Published in two parts between 1908 and 1910, “The Charles Men” recounts the campaigns and homecoming of soldiers serving King Charles XII. It intertwines stringent military discipline with the soldiers’ human conflicts, blending epic narrative with psychological novel elements. By juxtaposing the brutality of the Great Northern War and the ideals of homeland defense, the book exposes both the light and shadow of patriotism. Appearing on the eve of World War I, it prompted readers across Europe to reconsider militarism. Linguistically, the novel mixes archaic vocabulary with colloquial rhythms, heightening its historical immediacy.
“Folkunga Trädet”
This historical cycle, published 1905–07, centers on the 13th-century Folkungs, depicting struggles for royal power and social change. Alternating between annalistic chapters and symbolic scenes, it contrasts political history with details of popular life in a state of tension. Drawing on charters and legends, Heidenstam adds a Romantic flair to character portrayal, fostering reader empathy. The conflicts of bloodline and duty mirror contemporary Swedish debates on democratization, turning the novel into a historical looking-glass. It remains a staple text in Nordic historiographic literary studies.
Literary Renewal Movement
In 1890s Sweden, the “Literary Renewal Movement” arose as a reaction against Realism and Naturalism, with young authors vying to innovate form and theme.

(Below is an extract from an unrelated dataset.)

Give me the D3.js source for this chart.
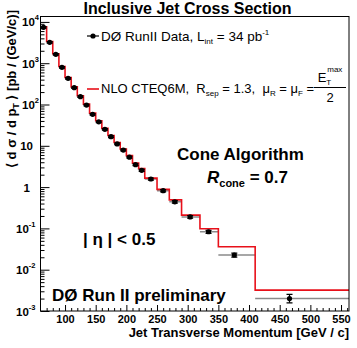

As its spiritual leader, Heidenstam argued in lectures and essays that “poetry must not be a slave to fact,” urging a synthesis of Symbolism and Romanticism. The movement liberalized poetic form and re-evaluated historical subjects, helping propel Nordic literature onto the international stage. Writers such as Selma Lagerlöf and Pär Lagerkvist were influenced, accelerating the diversification of Swedish letters. Heidenstam’s Nobel Prize symbolically marked global recognition of the movement’s achievements.